### DIRECTION
Which lines fall between the line holding "Give me the matplotlib source for this chart." and the line holding "fig.text(47 / W, 1", inclusive? Retype them exactly, without the pictures, and add nothing else.

******************************

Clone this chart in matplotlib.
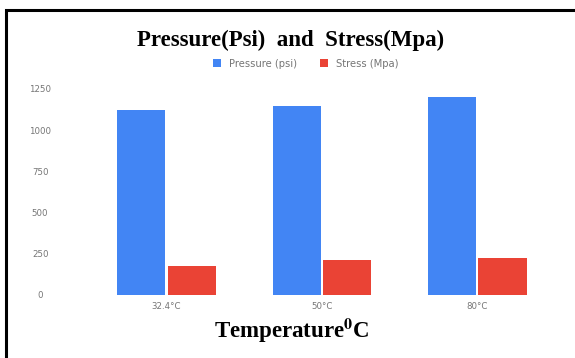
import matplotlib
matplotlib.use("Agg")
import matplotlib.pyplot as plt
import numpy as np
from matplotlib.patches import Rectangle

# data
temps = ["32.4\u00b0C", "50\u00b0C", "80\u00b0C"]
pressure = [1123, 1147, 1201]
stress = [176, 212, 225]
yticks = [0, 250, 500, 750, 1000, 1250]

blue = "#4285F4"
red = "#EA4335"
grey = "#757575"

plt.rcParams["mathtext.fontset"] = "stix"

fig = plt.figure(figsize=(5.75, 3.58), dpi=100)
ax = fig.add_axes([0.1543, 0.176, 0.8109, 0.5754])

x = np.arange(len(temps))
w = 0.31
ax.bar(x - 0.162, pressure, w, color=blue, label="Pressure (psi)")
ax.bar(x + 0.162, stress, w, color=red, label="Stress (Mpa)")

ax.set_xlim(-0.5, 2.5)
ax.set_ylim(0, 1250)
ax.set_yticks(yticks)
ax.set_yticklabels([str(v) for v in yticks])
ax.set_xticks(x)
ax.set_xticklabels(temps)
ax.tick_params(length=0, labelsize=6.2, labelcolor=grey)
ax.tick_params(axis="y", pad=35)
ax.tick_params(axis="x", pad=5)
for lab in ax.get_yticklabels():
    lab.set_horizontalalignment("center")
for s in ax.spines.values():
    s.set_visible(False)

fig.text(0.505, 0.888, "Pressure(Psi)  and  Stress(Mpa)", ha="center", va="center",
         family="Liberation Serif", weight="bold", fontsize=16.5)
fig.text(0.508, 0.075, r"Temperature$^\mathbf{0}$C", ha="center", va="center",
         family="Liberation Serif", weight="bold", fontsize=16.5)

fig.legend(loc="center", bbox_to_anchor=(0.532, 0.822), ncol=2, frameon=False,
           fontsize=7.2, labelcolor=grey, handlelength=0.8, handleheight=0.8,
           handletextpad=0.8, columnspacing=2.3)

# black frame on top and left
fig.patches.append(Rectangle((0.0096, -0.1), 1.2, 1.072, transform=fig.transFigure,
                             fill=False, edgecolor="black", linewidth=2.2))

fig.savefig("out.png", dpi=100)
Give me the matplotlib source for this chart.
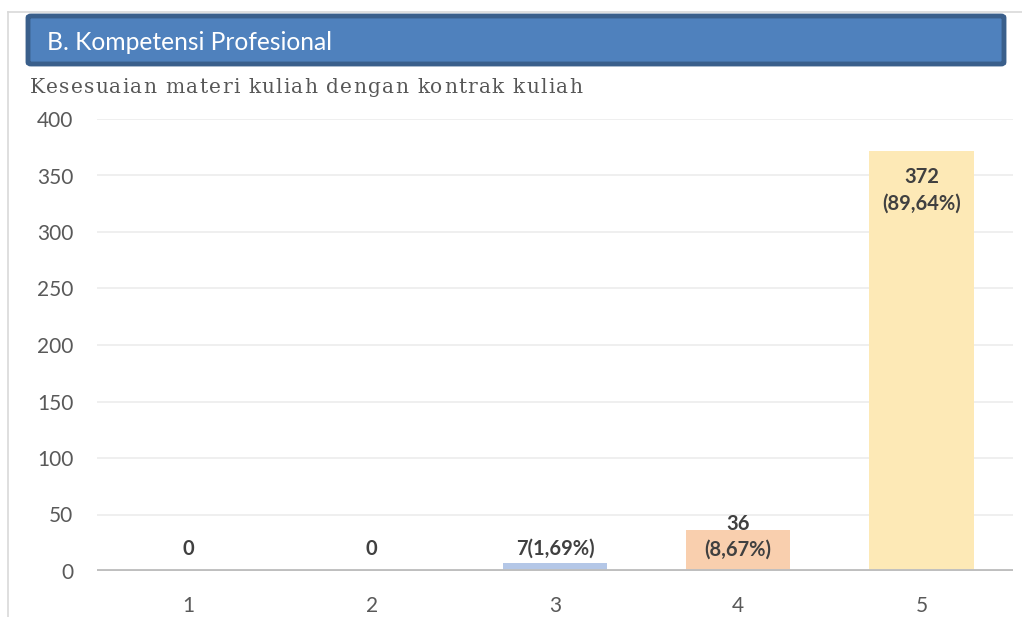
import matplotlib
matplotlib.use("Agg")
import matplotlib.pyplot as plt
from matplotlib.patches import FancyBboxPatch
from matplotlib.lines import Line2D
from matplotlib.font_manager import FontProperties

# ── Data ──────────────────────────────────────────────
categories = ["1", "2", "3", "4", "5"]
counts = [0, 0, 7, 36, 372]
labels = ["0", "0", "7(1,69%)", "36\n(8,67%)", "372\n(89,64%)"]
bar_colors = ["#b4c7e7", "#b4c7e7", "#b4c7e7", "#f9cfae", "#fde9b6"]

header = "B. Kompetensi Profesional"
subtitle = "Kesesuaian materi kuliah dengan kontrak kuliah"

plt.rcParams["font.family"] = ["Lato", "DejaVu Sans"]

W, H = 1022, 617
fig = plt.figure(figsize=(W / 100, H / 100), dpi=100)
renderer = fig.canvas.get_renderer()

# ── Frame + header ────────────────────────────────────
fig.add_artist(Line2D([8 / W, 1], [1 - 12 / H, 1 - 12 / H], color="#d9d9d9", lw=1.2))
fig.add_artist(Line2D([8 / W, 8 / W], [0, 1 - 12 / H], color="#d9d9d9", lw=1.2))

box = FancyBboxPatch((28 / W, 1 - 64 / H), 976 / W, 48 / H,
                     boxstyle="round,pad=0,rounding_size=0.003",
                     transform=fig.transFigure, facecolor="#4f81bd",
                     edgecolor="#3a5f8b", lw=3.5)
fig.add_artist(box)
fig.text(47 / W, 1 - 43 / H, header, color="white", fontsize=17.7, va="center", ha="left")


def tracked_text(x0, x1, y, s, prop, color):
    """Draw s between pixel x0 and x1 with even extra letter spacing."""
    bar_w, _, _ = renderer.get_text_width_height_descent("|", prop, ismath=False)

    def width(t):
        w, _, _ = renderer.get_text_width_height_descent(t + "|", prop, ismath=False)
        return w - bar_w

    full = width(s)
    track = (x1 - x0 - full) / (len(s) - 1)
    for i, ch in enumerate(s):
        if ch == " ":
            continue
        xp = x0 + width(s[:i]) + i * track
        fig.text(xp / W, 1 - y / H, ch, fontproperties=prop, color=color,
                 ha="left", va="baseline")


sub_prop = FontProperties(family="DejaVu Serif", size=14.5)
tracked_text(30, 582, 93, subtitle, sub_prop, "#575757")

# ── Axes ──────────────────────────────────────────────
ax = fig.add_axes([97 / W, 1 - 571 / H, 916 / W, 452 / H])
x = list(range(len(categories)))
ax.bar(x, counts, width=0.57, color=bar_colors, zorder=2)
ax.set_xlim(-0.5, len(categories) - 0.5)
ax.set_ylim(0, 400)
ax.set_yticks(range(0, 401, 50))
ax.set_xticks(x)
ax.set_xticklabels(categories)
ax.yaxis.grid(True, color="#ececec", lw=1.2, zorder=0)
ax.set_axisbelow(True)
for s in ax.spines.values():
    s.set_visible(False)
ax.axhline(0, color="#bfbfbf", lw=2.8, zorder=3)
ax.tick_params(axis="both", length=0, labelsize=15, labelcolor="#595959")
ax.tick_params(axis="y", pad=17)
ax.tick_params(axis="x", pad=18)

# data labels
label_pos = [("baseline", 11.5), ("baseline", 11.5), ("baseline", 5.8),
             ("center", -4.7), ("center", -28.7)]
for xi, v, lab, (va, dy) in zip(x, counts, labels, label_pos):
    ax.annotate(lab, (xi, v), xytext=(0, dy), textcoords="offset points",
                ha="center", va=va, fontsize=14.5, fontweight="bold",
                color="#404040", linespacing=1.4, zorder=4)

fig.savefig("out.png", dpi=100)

******************************

### ANSWER TO THE EXERCISE
Give me the matplotlib source for this chart.
import matplotlib
matplotlib.use("Agg")
import matplotlib.pyplot as plt
from matplotlib.patches import FancyBboxPatch
from matplotlib.lines import Line2D
from matplotlib.font_manager import FontProperties

# ── Data ──────────────────────────────────────────────
categories = ["1", "2", "3", "4", "5"]
counts = [0, 0, 7, 36, 372]
labels = ["0", "0", "7(1,69%)", "36\n(8,67%)", "372\n(89,64%)"]
bar_colors = ["#b4c7e7", "#b4c7e7", "#b4c7e7", "#f9cfae", "#fde9b6"]

header = "B. Kompetensi Profesional"
subtitle = "Kesesuaian materi kuliah dengan kontrak kuliah"

plt.rcParams["font.family"] = ["Lato", "DejaVu Sans"]

W, H = 1022, 617
fig = plt.figure(figsize=(W / 100, H / 100), dpi=100)
renderer = fig.canvas.get_renderer()

# ── Frame + header ────────────────────────────────────
fig.add_artist(Line2D([8 / W, 1], [1 - 12 / H, 1 - 12 / H], color="#d9d9d9", lw=1.2))
fig.add_artist(Line2D([8 / W, 8 / W], [0, 1 - 12 / H], color="#d9d9d9", lw=1.2))

box = FancyBboxPatch((28 / W, 1 - 64 / H), 976 / W, 48 / H,
                     boxstyle="round,pad=0,rounding_size=0.003",
                     transform=fig.transFigure, facecolor="#4f81bd",
                     edgecolor="#3a5f8b", lw=3.5)
fig.add_artist(box)
fig.text(47 / W, 1 - 43 / H, header, color="white", fontsize=17.7, va="center", ha="left")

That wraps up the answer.